Senate debates

Thursday, 30 November 2023

Statements by Senators

Blackbirding

1:32 pm

Photo of Dorinda CoxDorinda Cox (WA, Australian Greens) Share this | Hansard source

This week I've had the honour of meeting with two separate delegations of young people. One was the Multicultural Youth Advocacy Network's FUSE event, which brings together diverse young people from across Australia who've shown exceptional leadership potential and a deep commitment to addressing key issues faced by our young people from refugee and migrant backgrounds. The other was the Pacific Australian Emerging Leaders Summit. In my discussions with these two groups, we covered issues that are relevant to young people but that are, in particular, impacting on people from diverse backgrounds. One of the issues raised with me that I want to speak about today is blackbirding.

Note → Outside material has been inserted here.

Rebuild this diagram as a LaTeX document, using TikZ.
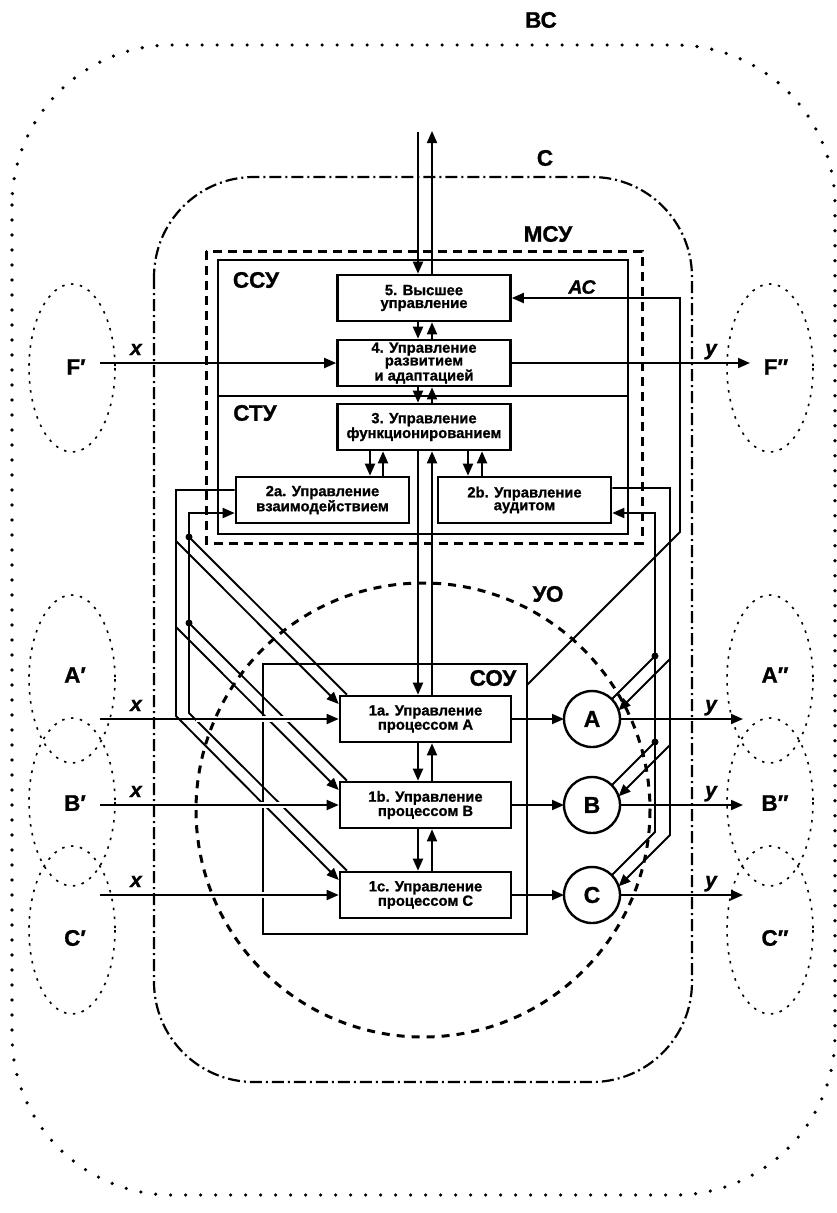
\documentclass[tikz,border=0pt]{standalone}
\usepackage{fontspec}
\setmainfont{Liberation Sans}[BoldFeatures={FakeBold=1}, BoldItalicFeatures={FakeBold=1}]
\usetikzlibrary{arrows.meta}
\begin{document}
\begin{tikzpicture}[x=1pt,y=-1pt,
  box/.style={draw, line width=2.6pt, minimum width=173pt, minimum height=46pt, inner sep=0pt, align=center, font=\fontsize{14.8}{12.8}\selectfont\bfseries},
  ln/.style={line width=1.9pt},
  arr/.style={line width=1.9pt, -{Triangle[length=12pt,width=10pt]}},
  big/.style={font=\fontsize{22.5}{22.5}\selectfont\bfseries, inner sep=0pt},
  var/.style={font=\fontsize{21}{21}\selectfont\bfseries\itshape, anchor=base, inner sep=0pt},
  circ/.style={draw, circle, line width=2.4pt, minimum size=56pt, inner sep=0pt, outer sep=0pt, font=\fontsize{23}{23}\selectfont\bfseries},
  ell/.style={line width=1.6pt, dash pattern=on 2.5pt off 6.5pt},
  jdot/.style={fill, circle, inner sep=0pt, minimum size=7pt},
  halo/.style={white, line width=6pt},
]
\useasboundingbox (0,0) rectangle (837,1213);

% frames
\draw[line width=3pt, dash pattern=on 9pt off 6pt] (206,251) rectangle (642,543);
\draw[ln] (218,260) rectangle (628,534);
\draw[ln] (218,396) -- (628,396);
\node[draw, line width=1.9pt, minimum width=264pt, minimum height=270pt, inner sep=0pt, outer sep=0pt] (sou) at (395,799) {};

% boxes
\node[box] (b5) at (424,298) {5. Высшее\\управление};
\node[box] (b4) at (424,363) {4. Управление\\развитием\\и адаптацией};
\node[box] (b3) at (424,427) {3. Управление\\функционированием};
\node[box] (b2a) at (322.5,500) {2a. Управление\\взаимодействием};
\node[box] (b2b) at (524.5,500) {2b. Управление\\аудитом};
\node[box, minimum width=171pt] (b1a) at (425.5,719) {1a. Управление\\процессом A};
\node[box, minimum width=171pt] (b1b) at (425.5,805) {1b. Управление\\процессом B};
\node[box, minimum width=171pt] (b1c) at (425.5,895) {1c. Управление\\процессом C};

\node[circ] (cA) at (592,719) {A};
\node[circ] (cB) at (592,805) {B};
\node[circ] (cC) at (592,895) {C};

% vertical links
\coordinate (vl) at (418,132);
\coordinate (vr) at (432,131);
\coordinate (al) at (370,0);
\coordinate (ar) at (383,0);
\coordinate (bl) at (468,0);
\coordinate (br) at (482,0);
\draw[arr] (vl) -- (vl |- b5.north);
\draw[arr] (vr |- b5.north) -- (vr);
\draw[arr] (b5.south -| vl) -- (b4.north -| vl);
\draw[arr] (b4.north -| vr) -- (b5.south -| vr);
\draw[arr] (b4.south -| vl) -- (b3.north -| vl);
\draw[arr] (b3.north -| vr) -- (b4.south -| vr);
\draw[arr] (b3.south -| vl) -- (b1a.north -| vl);
\draw[arr] (b1a.north -| vr) -- (b3.south -| vr);
\draw[arr] (b1a.south -| vl) -- (b1b.north -| vl);
\draw[arr] (b1b.north -| vr) -- (b1a.south -| vr);
\draw[arr] (b1b.south -| vl) -- (b1c.north -| vl);
\draw[arr] (b1c.north -| vr) -- (b1b.south -| vr);
\draw[arr] (b3.south -| al) -- (b2a.north -| al);
\draw[arr] (b2a.north -| ar) -- (b3.south -| ar);
\draw[arr] (b3.south -| bl) -- (b2b.north -| bl);
\draw[arr] (b2b.north -| br) -- (b3.south -| br);

% F lines
\coordinate (Fin) at (100,363);
\coordinate (Fout) at (750,363);
\draw[arr] (Fin) -- (b4.west);
\draw[arr] (b4.east) -- (Fout);

% AC
\coordinate (acB) at (680,532);
\coordinate (acT) at (680,298);
\coordinate (acS) at (527,685);
\draw[arr] (acS) -- (acB) -- (acT) -- (b5.east);

% left: 2a <-> 1a,1b,1c
\draw[arr] ([yshift=10pt]b2a.west) -- (176,490) -- (176,716) -- ([yshift=15pt]b1c.west);
\draw[arr] (176,541) -- ([yshift=15pt]b1a.west);
\draw[arr] (176,627) -- ([yshift=15pt]b1b.west);
\draw[arr] ([xshift=-78.5pt]b1c.north) -- (189,713) -- (189,513) -- ([yshift=-13pt]b2a.west);
\draw[ln] ([xshift=-78.5pt]b1a.north) -- (189,537);
\draw[ln] ([xshift=-78.5pt]b1b.north) -- (189,623);
\node[jdot] at (189,537) {};
\node[jdot] at (189,623) {};

% right: 2b <-> A,B,C
\draw[arr] ([yshift=12pt]b2b.east) -- (670,488) -- (670,835) -- (cC.18);
\draw[arr] (670,659) -- (cA.18);
\draw[arr] (670,745) -- (cB.18);
\draw[arr] (cC.45) -- (655,832) -- (655,513) -- ([yshift=-13pt]b2b.east);
\draw[ln] (cA.45) -- (655,656);
\draw[ln] (cB.45) -- (655,742);
\node[jdot] at (655,656) {};
\node[jdot] at (655,742) {};

% inputs / outputs
\draw[halo] (196,719) -- (330,719);
\draw[halo] (196,805) -- (330,805);
\draw[halo] (196,895) -- (330,895);
\coordinate (xa) at (100,719);
\coordinate (xb) at (100,805);
\coordinate (xc) at (100,895);
\coordinate (ya) at (743,719);
\coordinate (yb) at (743,805);
\coordinate (yc) at (743,895);
\draw[arr] (xa) -- (b1a.west);
\draw[arr] (xb) -- (b1b.west);
\draw[arr] (xc) -- (b1c.west);
\draw[arr] (b1a.east) -- (cA.west);
\draw[arr] (b1b.east) -- (cB.west);
\draw[arr] (b1c.east) -- (cC.west);
\draw[arr] (cA.east) -- (ya);
\draw[arr] (cB.east) -- (yb);
\draw[arr] (cC.east) -- (yc);

% variable labels
\node[var] at (136,355) {x};
\node[var] at (136,711) {x};
\node[var] at (136,797) {x};
\node[var] at (136,887) {x};
\node[var] at (711,355) {y};
\node[var] at (711,711) {y};
\node[var] at (711,797) {y};
\node[var] at (711,887) {y};
\node[font=\fontsize{19.5}{19.5}\selectfont\bfseries\itshape, inner sep=0pt] at (582,287) {АС};

% region outlines
\draw[line width=3.6pt, dash pattern=on 0pt off 15pt, line cap=round, rounded corners=160pt] (12,45) rectangle (835,1195);
\draw[line width=2.2pt, dash pattern=on 12pt off 4pt on 2pt off 4pt, rounded corners=100pt] (154,177) rectangle (692,1082);
\draw[line width=3pt, dash pattern=on 8pt off 7pt] (423,810) circle [radius=227];
\draw[ell] (72,368) ellipse [x radius=43, y radius=84];
\draw[ell] (770,368) ellipse [x radius=43, y radius=84];
\draw[ell] (72,679) ellipse [x radius=43, y radius=84];
\draw[ell] (72,802) ellipse [x radius=43, y radius=84];
\draw[ell] (72,930) ellipse [x radius=43, y radius=84];
\draw[ell] (770,679) ellipse [x radius=43, y radius=84];
\draw[ell] (770,802) ellipse [x radius=43, y radius=84];
\draw[ell] (770,930) ellipse [x radius=43, y radius=84];

% region labels
\node[big] at (541,20) {ВС};
\node[big] at (545,158) {С};
\node[big] at (548,234) {МСУ};
\node[big] at (256,280) {ССУ};
\node[big] at (255,413) {СТУ};
\node[big] at (548,594) {УО};
\node[big] at (493,678) {СОУ};
\node[big] at (76,367) {F′};
\node[big] at (776,367) {F″};
\node[big] at (75,675) {A′};
\node[big] at (75,803) {B′};
\node[big] at (75,938) {C′};
\node[big] at (775,675) {A″};
\node[big] at (775,803) {B″};
\node[big] at (775,938) {C″};
\end{tikzpicture}
\end{document}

Blackbirding started in the 1860s and involved Pacific islanders who were forced or tricked into working on plantations in Australia. There are unmarked graves of slaves that are still being uncovered today. The Pacific Island Labourers Act 1901 ordered the massive deportation most of the 10,000 or so labourers in this country as part of the White Australia policy. Only about 2½ thousand islanders avoided deportation, and their descendants today are known as Australia's South Sea islander community. In 1994, the Commonwealth recognised this group. Queensland did so in 2000 and New South Wales in 2013. But we all know that every year Pacific islanders and, indeed, people from many countries come to Australia for seasonal work on farms, and we've heard horror stories about some of the conditions in these workplaces. I don't think many of us realise the dark history of this, but it's something we all need to reconcile with, and we need to acknowledge the ongoing impacts of this practice, both on the South Sea islander community and on the reliance by the agricultural sector on migrant workers, who are so often exploited in horrible working conditions and often horrible pay.